Unfortunately, for this to work, lxpanel must be started after that gets inserted into WMII's rules. That wasn't a problem pre-systemd, because lxpanel was started by my WMII configuration, so ordering was simple. For systemd to get this right, I must have a way of notifying systemd that WMII's fully started, and it's safe to start lxpanel. So, I stuck this in my WMII .service file:

# This assumes that you write READY=1 to $NOTIFY_SOCKET in wmiirc
Type=notify
NotifyAccess=all

and this in my WMII configuration:

systemd-notify --ready || true

Now, this setup means that NOTIFY_SOCKET is set for all the children of wmii; I'd rather not have it leak into the applications that I start from the window manager, so I also stuck unset NOTIFY_SOCKET after forking a process that isn't part of the window manager:

runcmd() (
    ...
    unset NOTIFY_SOCKET # systemd
    ...
    exec 8>&- # xinit/systemd handshake
    ...
)

Unfortunately, because of a couple of bugs and race conditions in systemd, systemd-notify isn't reliable.

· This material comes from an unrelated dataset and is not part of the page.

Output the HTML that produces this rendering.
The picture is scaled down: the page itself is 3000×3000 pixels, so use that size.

If systemd can't receive the READY=1 signal from my WMII configuration, there are two consequences:

  1. lxpanel will never start, because it will always be waiting for wmii to be ready, which will never happen.
  2. After a couple of minutes, systemd will consider wmii to be timed out, which is a failure, so then it will kill wmii, and exit my X11 session. That's no good!

Using socat to send the message to systemd instead of systemd-notify "should" always work, because it tries to read from both ends of the bi-directional stream, and I can't imagine that getting EOF from the UNIX-SENDTO end will ever be faster than the systemd manager from handling the datagram that got sent. Which is to say, "we work around the race condition by being slow and shitty."

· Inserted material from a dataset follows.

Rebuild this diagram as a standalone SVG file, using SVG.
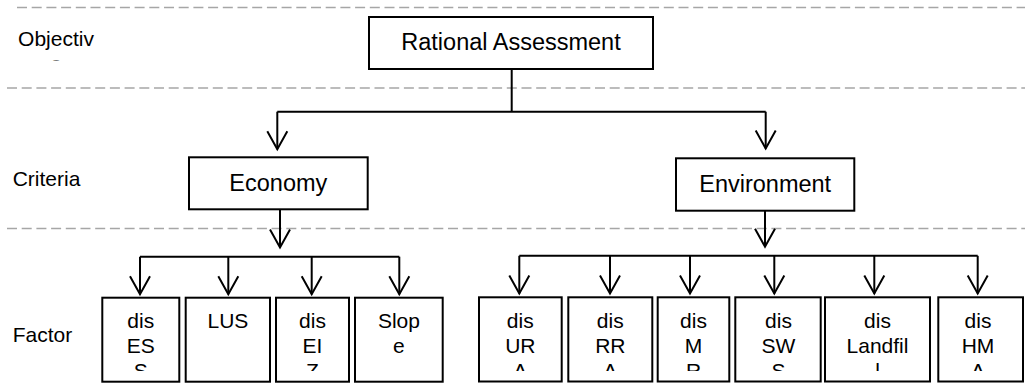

socat STDIO UNIX-SENDTO:"$NOTIFY_SOCKET" <<<READY=1 || true

But, I don't like that. I'd rather write my WMII configuration to the world as I wish it existed, and have workarounds encapsulated elsewhere; "If you have to cut corners in your project, do it inside the implementation, and wrap a very good interface around it.". So, I wrote a systemd-notify compatible function that ultimately calls socat:

##
# Just like systemd-notify(1), but slower, which is a shitty
# workaround for a race condition in systemd.
##
systemd-notify() {
    local args
    args="$(getopt -n systemd-notify -o h -l help,version,ready,pid::,status:,booted -- "$@")"
    ret=$?; [[ $ret == 0 ]] || return $ret
    eval set -- "$args"

    local arg_ready=false
    local arg_pid=0
    local arg_status=
    while [[ $# -gt 0 ]]; do
        case "$1" in
            -h|--help) command systemd-notify --help; return $?;;
            --version) command systemd-notify --version; return $?;;
            --ready) arg_ready=true; shift 1;;
            --pid) arg_pid=${2:-$$}; shift 2;;
            --status) arg_status=$2; shift 2;;
            --booted) command systemd-notify --booted; return $?;;
            --) shift 1; break;;
        esac
    done

    local our_env=()
    if $arg_ready; then
        our_env+=("READY=1")
    fi
    if [[ -n "$arg_status" ]]; then
        our_env+=("STATUS=$arg_status")
    fi
    if [[ "$arg_pid" -gt 0 ]]; then
        our_env+=("MAINPID=$arg_pid")
    fi
    our_env+=("$@")
    local n
    printf -v n '%s\n' "${our_env[@]}"
    socat STDIO UNIX-SENDTO:"$NOTIFY_SOCKET" <<<"$n"
}

So, one day when the systemd bugs have been fixed (and presumably the Linux kernel supports passing the cgroup of a process as part of its credentials), I can remove that from workarounds.sh, and not have to touch anything else in my WMII configuration (I do use systemd-notify in a couple of other, non-essential, places too; this wasn't to avoid having to change just 1 line).

So, now that wmii@.service properly has Type=notify, I can just stick After=wmii@.service into my lxpanel@.service, right? Wrong! Well, I could, but my lxpanel service has nothing to do with WMII; why should I couple them? Instead, I create wm-running@.target that can be used as a synchronization point:

# wmii@.service
Before=wm-running@%i.target

# lxpanel@.service
After=X11@%i.target wm-running@%i.target
Requires=wm-running@%i.target

Finally, I have my desktop started and running. Now, I'd like for programs that aren't part of the window manager to not dump their stdout and stderr into WMII's part of the journal, like to have a record of which graphical programs crashed, and like to have a prettier cgroup/process graph. So, I use systemd-run to run external programs from the window manager:

runcmd() (
    ...
    unset NOTIFY_SOCKET # systemd
    ...
    exec 8>&- # xinit/systemd handshake
    exec systemd-run --user --scope -- sh -c "$*"
)

I run them as a scope instead of a service so that they inherit environment variables, and don't have to mess with getting DISPLAY or XAUTHORITY into their units (as I don't want to make them global variables in my systemd user session).

I'd like to get lxpanel to also use systemd-run when launching programs, but it's a low priority because I don't really actually use lxpanel to launch programs, I just have the menu there to make sure that I didn't break the icons for programs that I package (I did that once back when I was Parabola's packager for Iceweasel and IceCat).

And that's how I use systemd with X11.